Value Breakdown: Absurdity with Context
At around $2 million, the Singer Sorcerer sounds insane until you compare it to a Pagani Utopia, Bugatti Chiron, or even a modern Porsche 911 GT1 stradale if one ever surfaced. Those cars are faster, sure, but none deliver this level of bespoke craftsmanship with usable performance.
A real 934/5 can cost similar money, sometimes more, but you’re paying for history, not usability. Hot take number two: as an object to actually drive, the Singer is better value than the 934/5, even though that sentence feels morally wrong.
| Spec | Singer Sorcerer | Porsche 934/5 |
|---|---|---|
| Starting Price | ~$2,000,000+ | $1,800,000–$3,000,000 |
| Power | ~700 hp | ~550 hp |
| 0-60 mph | ~2.9s | ~3.5s |
| MPG/Range | N/A | N/A |
| Cargo Space | Front trunk (tiny) | Laughable |
| Warranty | Factory-backed support | None, just prayers |
Pros
- Unmatched craftsmanship and engineering depth
- Modern performance without digital dilution
- Usable speed that doesn’t punish the driver
- Factory support and reliability
Cons
- Eye-watering price of entry
- Still too precious for some track abuse
- Purists will scream “it’s not original”
The Winner: Heart vs History
If your goal is to own a piece of Porsche’s racing soul, the 934/5 wins by default. It’s history you can smell, hear, and occasionally wrestle into submission. But if you actually want to drive, hard and often, without a pit crew and a museum curator on speed dial, the Singer Sorcerer is the smarter lunatic choice.
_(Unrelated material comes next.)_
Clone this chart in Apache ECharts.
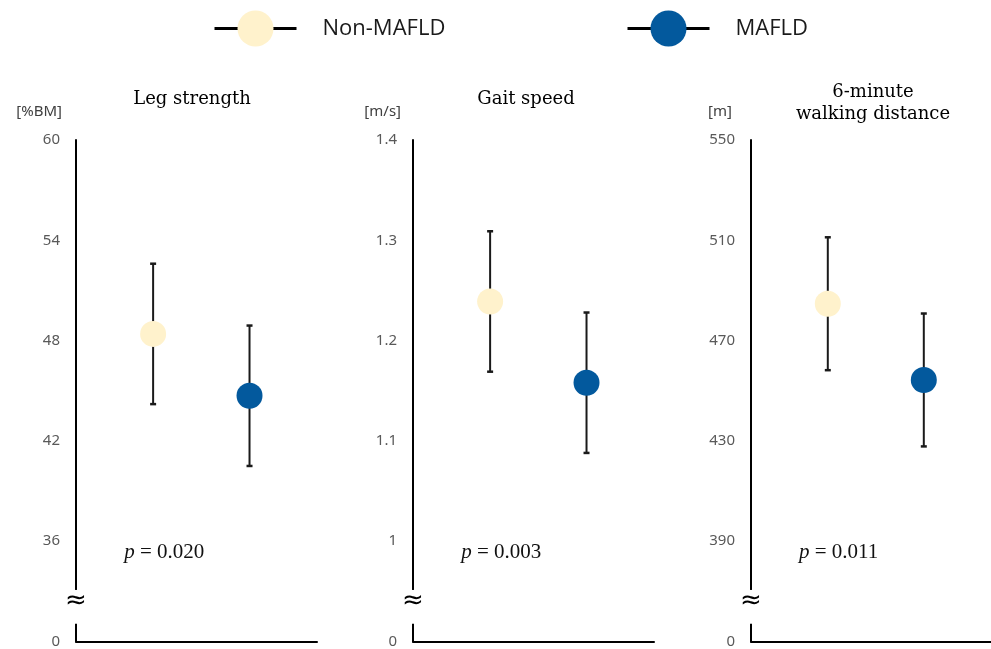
<!DOCTYPE html>
<html><head><meta charset="utf-8">
<script src="https://cdn.jsdelivr.net/npm/echarts@6/dist/echarts.min.js"></script>
<style>html,body{margin:0;padding:0;background:#fff}#c{width:991px;height:649px}</style>
</head><body><div id="c"></div>
<script>
// ---------- data ----------
const groups = ['Non-MAFLD', 'MAFLD'];
const panelTitles = ['Leg strength', 'Gait speed', '6-minute\nwalking distance'];
const units = ['[%BM]', '[m/s]', '[m]'];
const pValues = ['0.020', '0.003', '0.011'];
// tick labels: first one sits below the axis break
const tickLabels1 = [0, 36, 42, 48, 54, 60];
const tickLabels2 = [0, 1, 1.1, 1.2, 1.3, 1.4];
const tickLabels3 = [0, 390, 430, 470, 510, 550];
// means and SD (Non-MAFLD, MAFLD)
const means1 = [48.4, 44.7];   const sd1 = [4.2, 4.2];
const means2 = [1.239, 1.158]; const sd2 = [0.070, 0.070];
const means3 = [484.7, 454.3]; const sd3 = [26.5, 26.5];

// ---------- styling / layout ----------
const colors = ['#FFF2CC', '#03599D'];
const xPos = [32, 72];
const gridLefts = [76, 413, 751];
const titleCenters = [192, 526, 873];
const unitPad = [14, 12, 19];
const ticksAll = [tickLabels1, tickLabels2, tickLabels3];
const meansAll = [means1, means2, means3];
const sdAll = [sd1, sd2, sd3];

function toT(p, v) { const tk = ticksAll[p]; return (v - tk[1]) / (tk[2] - tk[1]); }

const chart = echarts.init(document.getElementById('c'), null, {renderer: 'canvas'});

const grid = [], xAxis = [], yAxis = [], series = [], title = [];
for (let p = 0; p < 3; p++) {
  const tk = ticksAll[p];
  grid.push({left: gridLefts[p], width: 241, top: 140, bottom: 3, containLabel: false});
  xAxis.push({gridIndex: p, type: 'value', min: 0, max: 100,
    axisLine: {show: true, onZero: false, lineStyle: {color: '#000', width: 2}},
    axisTick: {show: false}, axisLabel: {show: false}, splitLine: {show: false}});
  yAxis.push({gridIndex: p, type: 'value', min: -1, max: tk.length - 2, interval: 1,
    name: units[p], nameLocation: 'end', nameGap: 28,
    nameTextStyle: {align: 'right', verticalAlign: 'middle', padding: [0, unitPad[p], 0, 0],
      color: '#404040', fontSize: 15, fontFamily: 'Noto Sans'},
    axisLine: {show: true, onZero: false, lineStyle: {color: '#000', width: 2}},
    axisTick: {show: false}, splitLine: {show: false},
    axisLabel: {margin: 16, color: '#595959', fontSize: 15, fontFamily: 'Noto Sans',
      showMinLabel: true, showMaxLabel: true,
      formatter: v => { const i = Math.round(v) + 1; return tk[i] === undefined ? '' : String(tk[i]); }}});
  const multi = panelTitles[p].indexOf('\n') >= 0;
  title.push({text: panelTitles[p], left: titleCenters[p], top: multi ? 81 : 88, textAlign: 'center', padding: 0,
    textStyle: {fontFamily: 'DejaVu Serif', fontSize: 18, fontWeight: 'normal', color: '#000', lineHeight: 22}});
  const m = meansAll[p], s = sdAll[p];
  series.push({type: 'custom', xAxisIndex: p, yAxisIndex: p, z: 1, silent: true,
    data: groups.map((g, gi) => [xPos[gi], toT(p, m[gi] - s[gi]), toT(p, m[gi] + s[gi])]),
    renderItem: (params, api) => {
      const x = api.value(0), lo = api.value(1), hi = api.value(2);
      const a = api.coord([x, hi]), b = api.coord([x, lo]);
      const w = 3, st = {stroke: '#1a1a1a', lineWidth: 2};
      return {type: 'group', children: [
        {type: 'line', shape: {x1: a[0], y1: a[1], x2: b[0], y2: b[1]}, style: st},
        {type: 'line', shape: {x1: a[0] - w, y1: a[1], x2: a[0] + w, y2: a[1]}, style: {stroke: '#1a1a1a', lineWidth: 2.5}},
        {type: 'line', shape: {x1: b[0] - w, y1: b[1], x2: b[0] + w, y2: b[1]}, style: {stroke: '#1a1a1a', lineWidth: 2.5}}
      ]};
    }});
  groups.forEach((g, gi) => {
    series.push({type: 'line', name: g, xAxisIndex: p, yAxisIndex: p, z: 3, silent: true,
      data: [[xPos[gi], toT(p, m[gi])]], symbol: 'circle', symbolSize: 26,
      itemStyle: {color: colors[gi], borderWidth: 0},
      lineStyle: {color: '#000', width: 3}, emphasis: {disabled: true}});
  });
}

const legendBase = {top: 5.5, itemWidth: 82, itemHeight: 45, selectedMode: false,
  lineStyle: {width: 3, color: '#000'},
  textStyle: {fontSize: 22, fontFamily: 'Open Sans', color: '#1a1a1a', padding: [0, 0, 0, 21]}};

chart.setOption({
  animation: false,
  backgroundColor: '#fff',
  title: title,
  legend: [Object.assign({}, legendBase, {data: [groups[0]], left: 208}),
           Object.assign({}, legendBase, {data: [groups[1]], left: 621})],
  grid: grid, xAxis: xAxis, yAxis: yAxis, series: series
});

// axis breaks and p-values, positioned through the axes
const gfx = [];
for (let p = 0; p < 3; p++) {
  const top = chart.convertToPixel({gridIndex: p}, [0, -0.486]);
  const bot = chart.convertToPixel({gridIndex: p}, [0, -0.823]);
  const mid = chart.convertToPixel({gridIndex: p}, [0, -0.6]);
  gfx.push({type: 'rect', shape: {x: top[0] - 4, y: top[1], width: 8, height: bot[1] - top[1]},
    style: {fill: '#fff'}, z: 100});
  gfx.push({type: 'text', x: mid[0], y: mid[1], z: 101,
    style: {text: '≈', fontSize: 26, fontFamily: 'DejaVu Sans', fill: '#000', align: 'center', verticalAlign: 'middle'}});
  const pp = chart.convertToPixel({gridIndex: p}, [20, -0.11]);
  gfx.push({type: 'text', x: pp[0], y: pp[1], z: 101,
    style: {text: '{i|p} = ' + pValues[p], fontSize: 21, fontFamily: 'Liberation Serif', fill: '#111',
      align: 'left', verticalAlign: 'middle',
      rich: {i: {fontStyle: 'italic', fontSize: 21, fontFamily: 'Liberation Serif', fill: '#111'}}}});
}
chart.setOption({graphic: gfx});
</script>
</body></html>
For deeper driving impressions, my track-focused thoughts align closely with what we found in our Sorcerer track review, where its balance and brake feel genuinely shocked seasoned GT drivers. And if you enjoy manual, analog madness in other forms, you’ll appreciate similar themes in the Donkervoort vs Ford GT showdown.
The Porsche 934/5 is a legend you revere; the Singer Sorcerer is a legend you actually drive. If the former is a Stradivarius locked in glass, the latter is the same violin, played loudly, badly, and beautifully at 9,000 rpm on your favorite road.